Many pediatric hypothermic cardiac arrest studies incorporate various routes to hypothermia (i.e., avalanche, cold weather, and non-fatal drownings) and utilize a variety of outcome measures. Given incident specific variables that may impact neurocognitive outcomes in cold-water submersion injury, such as water temperature and length of submersion, studies evaluating outcomes in a variety of injury mechanisms may mask some important factors contributing to improved outcomes. Incident specific characteristics, therapeutic interventions, and combinations of the aforementioned should all be considered when looking at prognosis in this population. Despite prolonged cardiopulmonary resuscitation (>100 min) and water temperature well above freezing, our patient had an optimal neurocognitive outcome following hypothermic submersion injury. Our patient’s optimal outcome was likely due to a variety of contributing factors. The short interval from rescue to CPR by trained personnel, predominant bradycardic rhythm, and slow rewarming were key contributors.

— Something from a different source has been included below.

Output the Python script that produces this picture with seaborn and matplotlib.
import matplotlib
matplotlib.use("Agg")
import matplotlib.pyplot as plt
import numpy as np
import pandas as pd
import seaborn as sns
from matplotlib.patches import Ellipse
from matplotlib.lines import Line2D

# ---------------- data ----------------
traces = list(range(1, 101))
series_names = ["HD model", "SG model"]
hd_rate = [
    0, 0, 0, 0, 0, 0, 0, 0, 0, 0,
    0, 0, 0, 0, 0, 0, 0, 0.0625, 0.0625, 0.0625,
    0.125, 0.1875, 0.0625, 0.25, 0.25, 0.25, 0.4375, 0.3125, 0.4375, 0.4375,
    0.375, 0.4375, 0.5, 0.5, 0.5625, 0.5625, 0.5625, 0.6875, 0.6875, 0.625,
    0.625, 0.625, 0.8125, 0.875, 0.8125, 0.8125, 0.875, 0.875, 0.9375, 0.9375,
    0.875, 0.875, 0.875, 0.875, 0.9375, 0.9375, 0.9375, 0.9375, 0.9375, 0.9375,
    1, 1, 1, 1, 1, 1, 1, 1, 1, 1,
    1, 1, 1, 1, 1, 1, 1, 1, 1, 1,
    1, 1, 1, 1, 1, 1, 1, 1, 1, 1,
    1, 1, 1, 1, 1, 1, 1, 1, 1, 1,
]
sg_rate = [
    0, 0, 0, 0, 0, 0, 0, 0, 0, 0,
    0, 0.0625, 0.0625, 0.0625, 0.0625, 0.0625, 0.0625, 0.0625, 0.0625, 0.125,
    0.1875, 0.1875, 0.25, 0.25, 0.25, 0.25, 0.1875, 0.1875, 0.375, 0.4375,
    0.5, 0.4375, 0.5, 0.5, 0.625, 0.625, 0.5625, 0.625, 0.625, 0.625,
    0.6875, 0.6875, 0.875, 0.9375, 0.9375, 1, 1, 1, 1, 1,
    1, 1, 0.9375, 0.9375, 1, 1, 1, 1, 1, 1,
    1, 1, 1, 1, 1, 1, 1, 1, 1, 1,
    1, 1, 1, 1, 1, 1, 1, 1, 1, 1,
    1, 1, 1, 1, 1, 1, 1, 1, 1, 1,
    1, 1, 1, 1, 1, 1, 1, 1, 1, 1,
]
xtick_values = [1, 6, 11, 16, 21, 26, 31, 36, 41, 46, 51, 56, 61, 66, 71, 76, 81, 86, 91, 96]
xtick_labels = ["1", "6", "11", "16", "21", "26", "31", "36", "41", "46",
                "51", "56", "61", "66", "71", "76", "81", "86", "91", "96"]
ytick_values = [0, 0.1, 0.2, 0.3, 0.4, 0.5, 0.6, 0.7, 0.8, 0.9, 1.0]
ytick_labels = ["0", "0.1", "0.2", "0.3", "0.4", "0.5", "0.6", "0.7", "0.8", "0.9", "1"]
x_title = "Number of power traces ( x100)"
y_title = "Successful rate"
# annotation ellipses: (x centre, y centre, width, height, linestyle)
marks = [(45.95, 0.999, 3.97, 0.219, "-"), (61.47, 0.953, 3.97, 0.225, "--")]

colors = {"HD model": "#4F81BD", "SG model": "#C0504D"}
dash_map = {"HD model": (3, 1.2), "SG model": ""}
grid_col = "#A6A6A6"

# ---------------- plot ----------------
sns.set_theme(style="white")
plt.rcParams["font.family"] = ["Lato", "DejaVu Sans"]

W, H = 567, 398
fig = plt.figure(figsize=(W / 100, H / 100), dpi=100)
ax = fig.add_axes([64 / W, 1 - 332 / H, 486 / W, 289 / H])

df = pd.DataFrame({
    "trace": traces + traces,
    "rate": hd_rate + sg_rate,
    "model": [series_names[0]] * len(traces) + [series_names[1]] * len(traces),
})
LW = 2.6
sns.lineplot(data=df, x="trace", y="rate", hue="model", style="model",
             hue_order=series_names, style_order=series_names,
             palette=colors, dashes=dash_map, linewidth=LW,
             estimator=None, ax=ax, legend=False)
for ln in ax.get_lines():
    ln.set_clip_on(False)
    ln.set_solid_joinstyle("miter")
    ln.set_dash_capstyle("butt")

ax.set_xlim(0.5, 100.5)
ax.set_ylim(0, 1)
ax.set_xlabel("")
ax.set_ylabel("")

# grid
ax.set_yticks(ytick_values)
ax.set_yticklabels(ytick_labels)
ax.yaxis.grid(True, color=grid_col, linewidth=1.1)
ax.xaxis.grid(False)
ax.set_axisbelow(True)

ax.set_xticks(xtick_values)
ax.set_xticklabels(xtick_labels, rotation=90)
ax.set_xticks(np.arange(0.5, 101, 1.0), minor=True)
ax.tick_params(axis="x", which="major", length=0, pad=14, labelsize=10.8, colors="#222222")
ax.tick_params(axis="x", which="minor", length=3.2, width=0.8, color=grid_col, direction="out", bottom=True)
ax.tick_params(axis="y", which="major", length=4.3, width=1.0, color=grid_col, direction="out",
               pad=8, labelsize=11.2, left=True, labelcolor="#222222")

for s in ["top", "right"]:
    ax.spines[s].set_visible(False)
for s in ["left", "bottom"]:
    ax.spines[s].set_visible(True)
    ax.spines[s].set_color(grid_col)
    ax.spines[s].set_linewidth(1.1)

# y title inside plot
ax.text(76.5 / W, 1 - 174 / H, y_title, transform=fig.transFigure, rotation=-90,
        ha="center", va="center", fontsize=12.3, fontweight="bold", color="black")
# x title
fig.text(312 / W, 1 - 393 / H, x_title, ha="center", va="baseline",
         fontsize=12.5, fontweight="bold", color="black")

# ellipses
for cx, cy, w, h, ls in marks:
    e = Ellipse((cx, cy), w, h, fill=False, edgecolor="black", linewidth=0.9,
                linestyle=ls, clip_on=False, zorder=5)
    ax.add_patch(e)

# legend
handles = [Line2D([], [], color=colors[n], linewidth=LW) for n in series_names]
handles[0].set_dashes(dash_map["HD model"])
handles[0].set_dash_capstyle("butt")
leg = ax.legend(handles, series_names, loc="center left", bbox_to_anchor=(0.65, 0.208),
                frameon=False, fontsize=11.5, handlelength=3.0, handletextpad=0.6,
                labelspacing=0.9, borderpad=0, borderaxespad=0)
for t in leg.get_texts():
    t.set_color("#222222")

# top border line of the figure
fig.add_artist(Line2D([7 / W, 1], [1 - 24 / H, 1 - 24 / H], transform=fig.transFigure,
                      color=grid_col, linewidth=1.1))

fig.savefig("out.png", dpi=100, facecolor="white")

However, we hypothesize that our patient’s prolonged duration in the water of 30 min prior to full submersion and cardiac arrest was also a key contributing factor. This likely allowed cooling of the patient’s core temperature prior to cardiac arrest and may play a key role in his optimal outcome despite water temperatures well above freezing. Treatment guidelines based on currently available literature may fail to incorporate all potential variables, and consideration should be given to continued resuscitative efforts based on individual case characteristics until further data is available. Future research and case reports should incorporate Utstein-style guidelines for drowning-related resuscitation, as the documentation thereof includes specific information on incident characteristics, emergency response, treatment course, and neurological outcome. Neuropsychological evaluation is needed to identify sequelae that may be missed on gross neurologic evaluations to provide comprehensive outcomes research and optimal patient care.